Non-competition clause; strict requirements for temporary employment contracts

As of January 1 2015 for the non-competition clause a distinction is made between employment contracts for an definite period and those for an indefinite period:

  1. The non-competition clause can only be included in an employment contract for an indefinite period;
  2. An exception is made for employment contracts for a definite period, if the explanation in writing by the employer, which shall be included in the clause, states the necessity of the clause due to compelling business or services interests.

An employer shall have to make very clear – in this explanation – what this compelling interest is. Although case law shall have to determine exactly how this works, it is likely to assume that this will not always be the case, because every employer is dealing with risks of competition. There shall have to be special circumstances, such as, for example, if the employee has very specific and valuable technological, product or customer knowledge.
If no explanation is included, the non-competition clause shall not apply at all. If is the employee is of the opinion that the employer has insufficient reasons to maintain the applicability of the clause, the employee can attempt (in court or otherwise) to have the clause annulled.

Please note: the non-competition clause in the employment contract is null and void if the termination or nonrenewal of the employment is due to serious attributable acts or negligence by the employer.
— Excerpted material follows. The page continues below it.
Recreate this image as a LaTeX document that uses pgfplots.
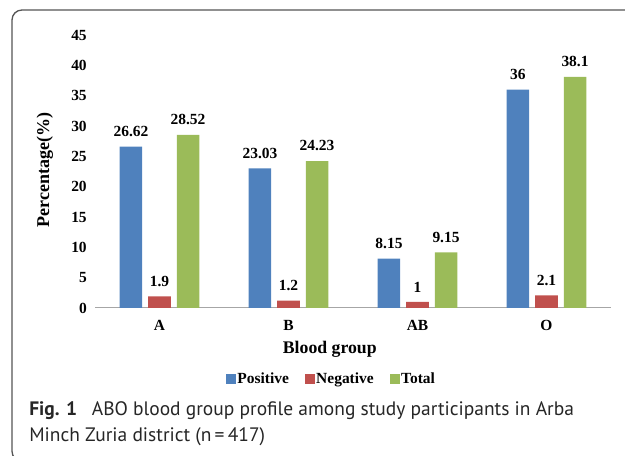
\documentclass[border=0pt]{standalone}
\usepackage{pgfplots}
\pgfplotsset{compat=1.18}
\usepackage{fontspec}
\setmainfont{Liberation Serif}
\newfontfamily\capfont{PT Sans}
\definecolor{cpos}{HTML}{4F81BD}
\definecolor{cneg}{HTML}{C0504D}
\definecolor{ctot}{HTML}{9BBB59}
\definecolor{framec}{HTML}{555555}
\definecolor{axisgray}{HTML}{A6A6A6}
\begin{document}
\begin{tikzpicture}
\useasboundingbox (0,0) rectangle (468.75pt,342pt);
\begin{scope}
\clip (0,0) rectangle (468.75pt,342pt);
\draw[framec, line width=1pt, rounded corners=7.5pt] (9pt,-4pt) rectangle (490pt,334.5pt);
\end{scope}
\begin{axis}[
  at={(71.25pt,111pt)}, anchor=south west,
  scale only axis, width=387pt, height=204.75pt,
  xmin=-0.5, xmax=3.5, ymin=0, ymax=45,
  xtick={0,1,2,3}, xticklabels={A,B,AB,O},
  ytick={0,5,...,45},
  axis x line*=bottom, axis y line*=left,
  y axis line style={draw=none},
  x axis line style={draw=axisgray, line width=0.75pt},
  major tick length=0pt,
  /pgf/number format/assume math mode=true,
  tick label style={font=\fontsize{11.6}{13}\selectfont\bfseries},
  yticklabel style={anchor=east, inner sep=0pt, xshift=-6pt},
  xticklabel style={anchor=base, inner sep=0pt, yshift=-16.9pt},
  xlabel={Blood group}, ylabel={Percentage(\%)},
  xlabel style={at={(axis description cs:0.455,-0.165)}, anchor=base, inner sep=0pt, font=\fontsize{13.3}{15}\selectfont\bfseries},
  ylabel style={at={(axis description cs:-0.097,0.505)}, anchor=center, inner sep=0pt, font=\fontsize{13.5}{15}\selectfont\bfseries},
  ybar, bar width=16.9pt,
  nodes near coords={\pgfmathprintnumber[fixed,precision=2]{\pgfplotspointmeta}},
  every node near coord/.append style={font=\fontsize{11.6}{13}\selectfont\bfseries, anchor=south, inner sep=0pt, yshift=7.2pt, text=black},
  legend style={at={(axis description cs:0.457,-0.26)}, anchor=center, draw=none, fill=none, legend columns=-1,
    font=\fontsize{11.6}{13}\selectfont\bfseries, nodes={inner sep=0.5pt}, column sep=0.5pt},
  legend image code/.code={\fill[#1] (0pt,-3.75pt) rectangle (7.5pt,3.75pt);},
]
\addplot[fill=cpos, draw=none, bar shift=-21.4pt] coordinates {(0,26.62) (1,23.03) (2,8.15) (3,36)};
\addlegendentry{Positive\hspace*{11pt}}
\addplot[fill=cneg, draw=none, bar shift=0pt] coordinates {(0,1.9) (1,1.2) (2,1) (3,2.1)};
\addlegendentry{Negative\hspace*{11pt}}
\addplot[fill=ctot, draw=none, bar shift=21.4pt] coordinates {(0,28.52) (1,24.23) (2,9.15) (3,38.1)};
\addlegendentry{Total}
\end{axis}
\node[anchor=base west, inner sep=0pt, text=black!85, font=\capfont\fontsize{14.6}{17}\selectfont] at (21.75pt,30pt) {\textbf{Fig. 1}\hspace{11pt}ABO blood group profile among study participants in Arba};
\node[anchor=base west, inner sep=0pt, text=black!85, font=\capfont\fontsize{14.6}{17}\selectfont] at (21.75pt,10.5pt) {Minch Zuria district (n\,=\,417)};
\end{tikzpicture}
\end{document}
Legislation prior to 1 January 2015

Prior to 1 January 2015, there were no restrictions in entering into a non-competition clause. The condition was that the non-competition clause is recorded in writing. Employers cannot derive rights from the non-competition clause if they are liable to pay compensation for termination of the employment contract. This applies for example if an employer terminates the employment contract without due observance of the term of notice.

Transitional law

The change is in effect on 1 January 2015. The new legislation applies to employment contracts entered into on or after 1 January 2015. There is only an exception if there is a collective labour agreement under transitional conditions. In those cases the changes concerning the non-competition clause will in any case apply from 1 January 2016.

Practical pointers
  • A clause which forbids having businessrelations, is also regarded as a non competition clause and should meet the same conditions.
  • If this concerns employment contracts for a definite period, the right substantiation (non-competition clause is necessary due to compelling business or services interests) is very important.
  • We suggest that the substantiation of a non-competition clause in an employment contract for an indefinite period is also included. As it is to be expected that the courts shall attempt, when weighing the interests in a non-competition clause, for employment contracts for an indefinite period they shall want to match this to the strict requirement to substantiate an argument in employment contracts for a definite period.
  • A non completion clause in an employment agreement for an definite period that does not meet the legal requirements, will not become valid if the employment agreement is prolonged for an indefinite period of time. The clause needs explicitly to be agreed upon in writing.